▸ **Directions for this task**:
Omit the pictures, then write out every entry exactly as it reads.

[Start of Information shown]

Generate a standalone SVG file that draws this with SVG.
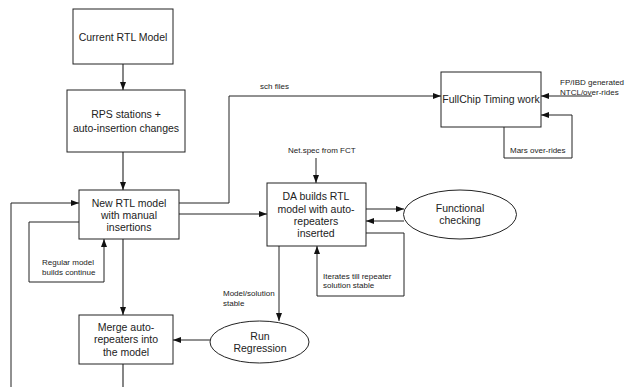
<svg xmlns="http://www.w3.org/2000/svg" width="632" height="387" viewBox="0 0 632 387">
<defs>
<marker id="ah" viewBox="0 0 8 6" refX="8" refY="3" markerWidth="8" markerHeight="6" markerUnits="userSpaceOnUse" orient="auto">
<path d="M0,0 L8,3 L0,6 Z" fill="#111"/>
</marker>
<style>
.box{fill:#fff;stroke:#222;stroke-width:1}
.t{font-family:"Liberation Sans",Arial,sans-serif;font-size:10.5px;fill:#222;text-anchor:middle}
.s{font-family:"Liberation Sans",Arial,sans-serif;font-size:8px;fill:#222}
.c{fill:none;stroke:#222;stroke-width:1}
.g{fill:none;stroke:#444;stroke-width:1.3}
.a{marker-end:url(#ah)}
</style>
</defs>
<rect width="632" height="387" fill="#fff"/>
<g id="connectors">
<path class="g a" d="M123,64 V90"/>
<path class="g a" d="M123,152 V190"/>
<path class="g a" d="M123,239 V315"/>
<path class="g" d="M123,364 V387"/>
<path class="c a" d="M11,387 V203 H79"/>
<path class="c a" d="M79,222 H29 V282 H104 V239"/>
<path class="c a" d="M179,203 H229 V96 H441"/>
<path class="c a" d="M179,214 H267"/>
<path class="c a" d="M316,158 V183"/>
<path class="c a" d="M366,209 H404"/>
<path class="c a" d="M404,221 H366"/>
<path class="c a" d="M366,233 H404 V296 H317 V246"/>
<path class="c a" d="M279,246 V321"/>
<path class="c a" d="M210,340 H173"/>
<path class="c a" d="M592,96 H541"/>
<path class="c a" d="M504,127 V158 H572 V115 H541"/>
</g>
<g id="current-rtl">
<rect class="box" x="73" y="9" width="100" height="55"/>
<text class="t" x="123" y="41">Current RTL Model</text>
</g>
<g id="rps">
<rect class="box" x="67" y="90" width="118" height="62"/>
<text class="t" x="126" y="118">RPS stations +</text>
<text class="t" x="126" y="132">auto-insertion changes</text>
</g>
<g id="new-rtl">
<rect class="box" x="79" y="190" width="100" height="49"/>
<text class="t" x="129" y="207">New RTL model</text>
<text class="t" x="129" y="219">with manual</text>
<text class="t" x="129" y="231">insertions</text>
</g>
<g id="merge">
<rect class="box" x="79" y="315" width="94" height="49"/>
<text class="t" x="126" y="331">Merge auto-</text>
<text class="t" x="126" y="343">repeaters into</text>
<text class="t" x="126" y="356">the model</text>
</g>
<g id="da-builds">
<rect class="box" x="267" y="183" width="99" height="63"/>
<text class="t" x="316" y="200">DA builds RTL</text>
<text class="t" x="316" y="213">model with auto-</text>
<text class="t" x="316" y="225">repeaters</text>
<text class="t" x="316" y="237">inserted</text>
</g>
<g id="functional">
<ellipse class="box" cx="460" cy="214.5" rx="56.5" ry="24.5"/>
<text class="t" x="460" y="212">Functional</text>
<text class="t" x="460" y="224">checking</text>
</g>
<g id="regression">
<ellipse class="box" cx="259.5" cy="342" rx="49.5" ry="21"/>
<text class="t" x="260" y="340">Run</text>
<text class="t" x="260" y="352">Regression</text>
</g>
<g id="fullchip">
<rect class="box" x="441" y="72" width="100" height="55"/>
<text class="t" x="491" y="103">FullChip Timing work</text>
</g>
<g id="labels">
<text class="s" x="260" y="89">sch files</text>
<text class="s" x="288" y="153">Net.spec from FCT</text>
<text class="s" x="560" y="85">FP/IBD generated</text>
<text class="s" x="560" y="95">NTCL/over-rides</text>
<text class="s" x="510" y="153">Mars over-rides</text>
<text class="s" x="42" y="265">Regular model</text>
<text class="s" x="42" y="275">builds continue</text>
<text class="s" x="323" y="279">Iterates till repeater</text>
<text class="s" x="323" y="288">solution stable</text>
<text class="s" x="223" y="296">Model/solution</text>
<text class="s" x="223" y="306">stable</text>
</g>
</svg>
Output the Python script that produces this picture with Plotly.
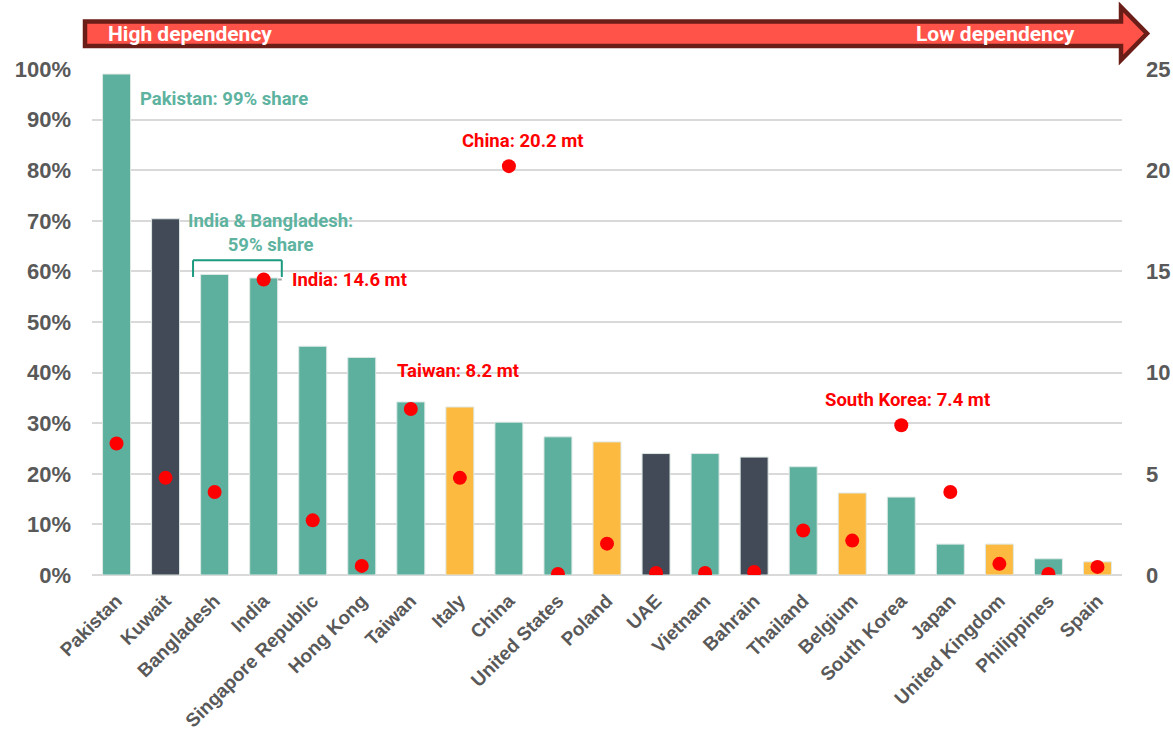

[End of Information shown]

▸ **Final result**:
Generate a standalone SVG file that draws this with SVG.
<svg xmlns="http://www.w3.org/2000/svg" width="632" height="387" viewBox="0 0 632 387">
<defs>
<marker id="ah" viewBox="0 0 8 6" refX="8" refY="3" markerWidth="8" markerHeight="6" markerUnits="userSpaceOnUse" orient="auto">
<path d="M0,0 L8,3 L0,6 Z" fill="#111"/>
</marker>
<style>
.box{fill:#fff;stroke:#222;stroke-width:1}
.t{font-family:"Liberation Sans",Arial,sans-serif;font-size:10.5px;fill:#222;text-anchor:middle}
.s{font-family:"Liberation Sans",Arial,sans-serif;font-size:8px;fill:#222}
.c{fill:none;stroke:#222;stroke-width:1}
.g{fill:none;stroke:#444;stroke-width:1.3}
.a{marker-end:url(#ah)}
</style>
</defs>
<rect width="632" height="387" fill="#fff"/>
<g id="connectors">
<path class="g a" d="M123,64 V90"/>
<path class="g a" d="M123,152 V190"/>
<path class="g a" d="M123,239 V315"/>
<path class="g" d="M123,364 V387"/>
<path class="c a" d="M11,387 V203 H79"/>
<path class="c a" d="M79,222 H29 V282 H104 V239"/>
<path class="c a" d="M179,203 H229 V96 H441"/>
<path class="c a" d="M179,214 H267"/>
<path class="c a" d="M316,158 V183"/>
<path class="c a" d="M366,209 H404"/>
<path class="c a" d="M404,221 H366"/>
<path class="c a" d="M366,233 H404 V296 H317 V246"/>
<path class="c a" d="M279,246 V321"/>
<path class="c a" d="M210,340 H173"/>
<path class="c a" d="M592,96 H541"/>
<path class="c a" d="M504,127 V158 H572 V115 H541"/>
</g>
<g id="current-rtl">
<rect class="box" x="73" y="9" width="100" height="55"/>
<text class="t" x="123" y="41">Current RTL Model</text>
</g>
<g id="rps">
<rect class="box" x="67" y="90" width="118" height="62"/>
<text class="t" x="126" y="118">RPS stations +</text>
<text class="t" x="126" y="132">auto-insertion changes</text>
</g>
<g id="new-rtl">
<rect class="box" x="79" y="190" width="100" height="49"/>
<text class="t" x="129" y="207">New RTL model</text>
<text class="t" x="129" y="219">with manual</text>
<text class="t" x="129" y="231">insertions</text>
</g>
<g id="merge">
<rect class="box" x="79" y="315" width="94" height="49"/>
<text class="t" x="126" y="331">Merge auto-</text>
<text class="t" x="126" y="343">repeaters into</text>
<text class="t" x="126" y="356">the model</text>
</g>
<g id="da-builds">
<rect class="box" x="267" y="183" width="99" height="63"/>
<text class="t" x="316" y="200">DA builds RTL</text>
<text class="t" x="316" y="213">model with auto-</text>
<text class="t" x="316" y="225">repeaters</text>
<text class="t" x="316" y="237">inserted</text>
</g>
<g id="functional">
<ellipse class="box" cx="460" cy="214.5" rx="56.5" ry="24.5"/>
<text class="t" x="460" y="212">Functional</text>
<text class="t" x="460" y="224">checking</text>
</g>
<g id="regression">
<ellipse class="box" cx="259.5" cy="342" rx="49.5" ry="21"/>
<text class="t" x="260" y="340">Run</text>
<text class="t" x="260" y="352">Regression</text>
</g>
<g id="fullchip">
<rect class="box" x="441" y="72" width="100" height="55"/>
<text class="t" x="491" y="103">FullChip Timing work</text>
</g>
<g id="labels">
<text class="s" x="260" y="89">sch files</text>
<text class="s" x="288" y="153">Net.spec from FCT</text>
<text class="s" x="560" y="85">FP/IBD generated</text>
<text class="s" x="560" y="95">NTCL/over-rides</text>
<text class="s" x="510" y="153">Mars over-rides</text>
<text class="s" x="42" y="265">Regular model</text>
<text class="s" x="42" y="275">builds continue</text>
<text class="s" x="323" y="279">Iterates till repeater</text>
<text class="s" x="323" y="288">solution stable</text>
<text class="s" x="223" y="296">Model/solution</text>
<text class="s" x="223" y="306">stable</text>
</g>
</svg>
Output the Python script that produces this picture with Plotly.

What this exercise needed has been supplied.